Newly-crowned Miss America encourages students at Colorado school: ‘You can do all of it … and more’
Students at a Colorado Springs elementary school got the chance to meet and speak with the newly-crowned Miss America on Wednesday.
Air Force 2nd Lt. Madison Marsh, the first active-duty service member to don the Miss America crown, stopped by Jackson Elementary School to visit classrooms and speak at an assembly.
Marsh, who graduated from the Air Force Academy in June, is a familiar face within the halls of Jackson Elementary, going back to her time as a cadet, when she made several visits to read to students and participate in activities like Technology Day.
“Over the last few years, as a cadet with the Air Force Academy, she has read to our kids and done several activities with them,” Miller said. “But she has also talked with them about her career path and her goals for the future.
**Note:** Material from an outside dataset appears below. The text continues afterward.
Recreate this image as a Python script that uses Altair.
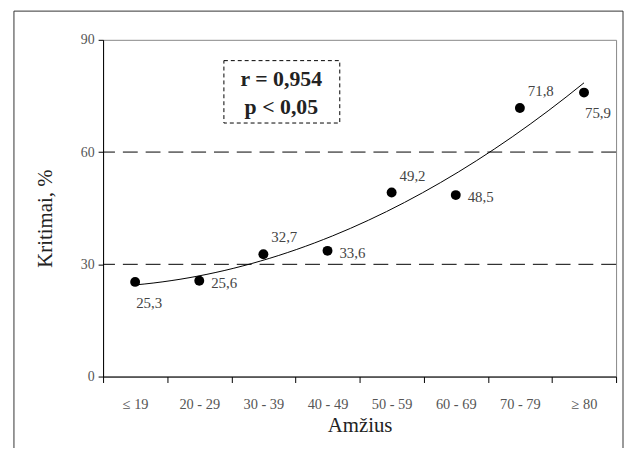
import json
import altair as alt
import pandas as pd

# ---- data ----
categories = ["≤ 19", "20 - 29", "30 - 39", "40 - 49", "50 - 59", "60 - 69", "70 - 79", "≥ 80"]
values = [25.3, 25.6, 32.7, 33.6, 49.2, 48.5, 71.8, 75.9]
label_side = ["below", "right", "above", "right", "above", "right", "above", "below"]
y_ticks = [0, 30, 60, 90]
ref_levels = [30, 60]
stats_lines = ["r = 0,954", "p < 0,05"]

FONT = "Liberation Serif"
W, H = 518, 340
n = len(categories)

df = pd.DataFrame({
    "idx": list(range(1, n + 1)),
    "cat": categories,
    "value": values,
    "side": label_side,
})

x_bounds = [i + 0.5 for i in range(n + 1)]
label_expr = f"datum.value < {n} ? {json.dumps(categories, ensure_ascii=False)}[floor(datum.value)] : ''"

x_enc = alt.X(
    "idx:Q",
    scale=alt.Scale(domain=[0.5, n + 0.5], nice=False, zero=False),
    axis=alt.Axis(
        values=x_bounds, labelExpr=label_expr, labelOffset=W / n / 2,
        labelFlush=False, labelOverlap=False, labelBound=False,
        title="Amžius", titleFont=FONT, titleFontSize=21, titleFontWeight="normal",
        titleColor="#222", titlePadding=4,
        labelFont=FONT, labelFontSize=14.5, labelColor="#555", labelPadding=15,
        tickSize=6, tickColor="black", domainColor="black", grid=False,
    ),
)
y_enc = alt.Y(
    "value:Q",
    scale=alt.Scale(domain=[0, 90], nice=False, zero=True),
    axis=alt.Axis(
        values=y_ticks, title="Kritimai, %", titleFont=FONT, titleFontSize=21,
        titleFontWeight="normal", titleColor="#222", titleX=-48, titleY=H / 2 + 10,
        labelFont=FONT, labelFontSize=14, labelColor="#555", labelPadding=4,
        tickSize=5, tickColor="black", domainColor="black", grid=False,
    ),
)

base = alt.Chart(df).transform_calculate(
    lab="replace(format(datum.value, '.1f'), '.', ',')"
)

frame = alt.Chart(pd.DataFrame({"a": [0]})).mark_rect(
    fill="white", fillOpacity=0, stroke="#333", strokeWidth=1
).encode(x=alt.value(-90), x2=alt.value(525), y=alt.value(-29), y2=alt.value(H + 140))

rules = alt.Chart(pd.DataFrame({"value": ref_levels})).mark_rule(
    color="black", strokeWidth=1, strokeDash=[15, 8]
).encode(y=y_enc)

curve = alt.Chart(df).transform_regression(
    "idx", "value", method="poly", order=2
).mark_line(color="black", strokeWidth=1).encode(x=x_enc, y=y_enc)

points = base.mark_circle(size=100, color="black", opacity=1).encode(x=x_enc, y=y_enc)

offsets = {"below": (1, 21), "right": (12, 2), "above": (8, -17)}
label_layers = []
for side, (dx, dy) in offsets.items():
    label_layers.append(
        base.transform_filter(alt.datum.side == side).mark_text(
            align="left", baseline="middle", dx=dx, dy=dy,
            font=FONT, fontSize=15, color="#444"
        ).encode(x=x_enc, y=y_enc, text="lab:N")
    )

box = alt.Chart(pd.DataFrame({"a": [0]})).mark_rect(
    fill="white", stroke="black", strokeWidth=1, strokeDash=[4, 3]
).encode(x=alt.value(122), x2=alt.value(239), y=alt.value(21), y2=alt.value(84))

stats = []
for i, line in enumerate(stats_lines):
    stats.append(
        alt.Chart(pd.DataFrame({"t": [line]})).mark_text(
            font=FONT, fontSize=22, fontWeight="bold", color="#222",
            align="center", baseline="middle"
        ).encode(x=alt.value(180), y=alt.value(40 + 28 * i), text="t:N")
    )

chart = alt.layer(
    frame, rules, curve, points, *label_layers, box, *stats
).properties(
    width=W, height=H, autosize="none",
    padding={"left": 96, "top": 30, "right": 8, "bottom": 70},
    background="white",
).configure_view(stroke="#888", strokeWidth=1)

chart.save("out.html", embed_options={"renderer": "svg", "actions": False})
Now, our students get to see her again, but this time, wearing the Miss America crown.”
As an Advancement Via Individual Determination (AVID) school, Jackson staff members focus on helping students develop organizational and critical thinking skills that will serve them throughout their school years and beyond, Miller said.
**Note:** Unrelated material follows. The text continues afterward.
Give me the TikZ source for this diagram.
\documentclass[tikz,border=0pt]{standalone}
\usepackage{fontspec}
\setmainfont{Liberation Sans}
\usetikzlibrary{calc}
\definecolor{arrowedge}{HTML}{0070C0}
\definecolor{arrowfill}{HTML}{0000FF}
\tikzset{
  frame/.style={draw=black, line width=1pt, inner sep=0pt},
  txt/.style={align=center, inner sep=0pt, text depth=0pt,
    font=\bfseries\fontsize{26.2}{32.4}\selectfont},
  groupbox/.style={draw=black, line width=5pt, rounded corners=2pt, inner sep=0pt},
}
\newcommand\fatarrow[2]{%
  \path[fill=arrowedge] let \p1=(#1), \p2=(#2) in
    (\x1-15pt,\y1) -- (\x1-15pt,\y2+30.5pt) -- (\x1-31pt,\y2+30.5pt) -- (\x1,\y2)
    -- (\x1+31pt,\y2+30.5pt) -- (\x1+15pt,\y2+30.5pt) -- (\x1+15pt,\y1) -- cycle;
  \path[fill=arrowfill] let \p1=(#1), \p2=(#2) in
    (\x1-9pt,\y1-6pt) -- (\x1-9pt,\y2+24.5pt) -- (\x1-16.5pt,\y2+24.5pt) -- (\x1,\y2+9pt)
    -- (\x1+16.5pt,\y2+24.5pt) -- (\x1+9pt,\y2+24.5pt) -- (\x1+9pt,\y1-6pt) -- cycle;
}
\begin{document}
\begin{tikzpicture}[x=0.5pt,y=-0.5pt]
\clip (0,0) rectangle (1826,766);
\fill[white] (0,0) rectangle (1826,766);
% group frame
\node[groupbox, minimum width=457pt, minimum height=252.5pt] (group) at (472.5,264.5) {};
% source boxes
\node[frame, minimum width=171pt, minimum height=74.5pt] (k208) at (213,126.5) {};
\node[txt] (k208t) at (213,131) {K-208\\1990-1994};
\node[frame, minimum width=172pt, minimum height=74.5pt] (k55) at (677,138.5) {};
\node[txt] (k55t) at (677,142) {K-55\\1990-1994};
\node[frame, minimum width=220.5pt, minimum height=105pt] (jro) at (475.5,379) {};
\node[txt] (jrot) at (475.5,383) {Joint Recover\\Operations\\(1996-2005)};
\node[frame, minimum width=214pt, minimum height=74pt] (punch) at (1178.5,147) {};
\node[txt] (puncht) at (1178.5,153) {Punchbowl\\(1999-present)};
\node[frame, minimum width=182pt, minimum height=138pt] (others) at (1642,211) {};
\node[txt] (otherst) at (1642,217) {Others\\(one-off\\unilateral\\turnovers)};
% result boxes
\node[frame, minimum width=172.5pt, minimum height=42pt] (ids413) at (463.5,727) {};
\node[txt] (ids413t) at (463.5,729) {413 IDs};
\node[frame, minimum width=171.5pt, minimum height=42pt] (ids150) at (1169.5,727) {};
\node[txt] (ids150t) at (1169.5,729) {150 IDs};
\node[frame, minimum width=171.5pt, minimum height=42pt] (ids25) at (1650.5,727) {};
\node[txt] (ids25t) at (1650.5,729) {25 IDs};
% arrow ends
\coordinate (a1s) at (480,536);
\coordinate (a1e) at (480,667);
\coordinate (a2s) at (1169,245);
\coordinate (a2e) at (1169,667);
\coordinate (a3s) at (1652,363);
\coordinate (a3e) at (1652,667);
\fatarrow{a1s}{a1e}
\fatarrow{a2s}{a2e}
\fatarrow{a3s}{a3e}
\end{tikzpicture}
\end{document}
“Really, our biggest focus is getting our students ready for middle school, and giving them some of the skills they’ll need to graduate from high school — essentially, teaching them how to be students,” she said. “But we’re also in a population where very few of our families have gone to college, so we also want our students to start thinking about college as a possible option at an early age.”
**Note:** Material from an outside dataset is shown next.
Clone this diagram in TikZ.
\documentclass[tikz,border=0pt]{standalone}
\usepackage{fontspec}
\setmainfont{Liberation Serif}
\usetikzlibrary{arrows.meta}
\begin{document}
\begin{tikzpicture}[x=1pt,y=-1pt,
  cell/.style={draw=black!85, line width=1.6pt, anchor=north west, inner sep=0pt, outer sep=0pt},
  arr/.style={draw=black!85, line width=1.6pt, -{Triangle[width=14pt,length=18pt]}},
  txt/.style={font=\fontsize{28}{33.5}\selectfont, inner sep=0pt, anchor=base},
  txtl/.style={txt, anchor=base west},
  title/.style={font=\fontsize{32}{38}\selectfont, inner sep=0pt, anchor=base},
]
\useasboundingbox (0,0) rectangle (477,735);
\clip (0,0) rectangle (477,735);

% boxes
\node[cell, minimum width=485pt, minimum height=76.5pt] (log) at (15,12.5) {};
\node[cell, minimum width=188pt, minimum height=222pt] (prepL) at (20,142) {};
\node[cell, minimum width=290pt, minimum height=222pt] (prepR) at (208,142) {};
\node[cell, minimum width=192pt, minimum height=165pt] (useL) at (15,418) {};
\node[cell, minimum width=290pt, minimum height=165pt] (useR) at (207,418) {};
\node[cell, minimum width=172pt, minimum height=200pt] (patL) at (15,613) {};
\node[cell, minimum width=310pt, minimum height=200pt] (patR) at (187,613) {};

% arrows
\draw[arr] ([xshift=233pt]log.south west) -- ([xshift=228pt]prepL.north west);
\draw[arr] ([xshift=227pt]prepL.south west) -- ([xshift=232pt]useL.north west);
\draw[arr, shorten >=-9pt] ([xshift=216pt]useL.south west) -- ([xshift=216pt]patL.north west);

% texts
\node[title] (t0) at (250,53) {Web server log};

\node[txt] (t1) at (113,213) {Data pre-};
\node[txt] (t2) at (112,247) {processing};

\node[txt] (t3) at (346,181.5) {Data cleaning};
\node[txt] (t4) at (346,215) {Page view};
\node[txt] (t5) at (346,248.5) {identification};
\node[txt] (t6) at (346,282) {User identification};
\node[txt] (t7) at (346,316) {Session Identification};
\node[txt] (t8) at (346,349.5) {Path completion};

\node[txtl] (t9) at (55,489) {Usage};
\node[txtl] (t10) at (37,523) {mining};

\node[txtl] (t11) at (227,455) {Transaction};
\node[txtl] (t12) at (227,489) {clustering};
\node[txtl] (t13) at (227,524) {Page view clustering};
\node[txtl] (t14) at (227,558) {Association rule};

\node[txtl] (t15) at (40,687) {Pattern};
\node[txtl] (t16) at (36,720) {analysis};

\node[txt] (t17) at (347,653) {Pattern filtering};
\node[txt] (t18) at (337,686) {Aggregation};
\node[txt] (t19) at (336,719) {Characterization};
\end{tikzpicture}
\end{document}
The past two weeks have been a whirlwind for Marsh, who barely had time to comprehend her Miss America victory before she was swept off to New York for interviews with national news outlets.
When she returned to Colorado Springs, she made sure that Jackson was her first visit.
“I couldn’t wait to come back so I could see you guys again,” she told Jackson students.
“Kids are initially taken aback by this tall beautiful woman in a military uniform,” said Monica Slabach, Jackson Elementary’s theater teacher. “But then she starts to talk with them, and engage with them, and the kids just love her.”
Slabach and Marsh have known each other for years, going back to when Marsh was an Academy cadet and Slabach was the reigning Miss Colorado.
“She was just starting to compete in pageants when she reached out to me, looking for guidance and advice,” Slabach said. “We’ve gotten to know each other, and she’s a pretty amazing woman.”
On Wednesday, Marsh, wearing her new crown and sash, sat in classrooms and answered questions from eager Jackson youngsters, many of whom remembered her from prior visits. She asked what the kids wanted to be when they grow up and was encouraging and supportive of their answers — including a first-grade girl who said she wants to be a “ballet fighter.”
During an assembly in the Jackson gymnasium, Marsh encouraged all the students to follow their dreams.
“When I was little, I wanted to be so many things,” she said.
“At one point I wanted to be a marine biologist. Or maybe a doctor. Or an astronaut. Or a cook. And even though those things have changed over time, there was one thing that remains, and that is believing in myself.”
In addition to her Miss America duties, the Air Force officer is currently enrolled in graduate school at Harvard University. When that’s done, she plans to begin pilot training. She also continues to advocate for pancreatic cancer awareness and research through the Whitney Marsh Foundation, the nonprofit she founded after her mother succumbed to the disease in 2018.
“I think that, 30 years from now, Miss America will be a bullet point on a long list of things that she has accomplished,” Slabach said.
Marsh said she feels blessed to have a national platform for her advocacy and her message of optimism.
“You can be anything you want to be,” Marsh told Jackson Elementary kids on Wednesday. “You can be an athlete, or a pilot, or an astronaut, or a doctor. You can do all of it … and more.”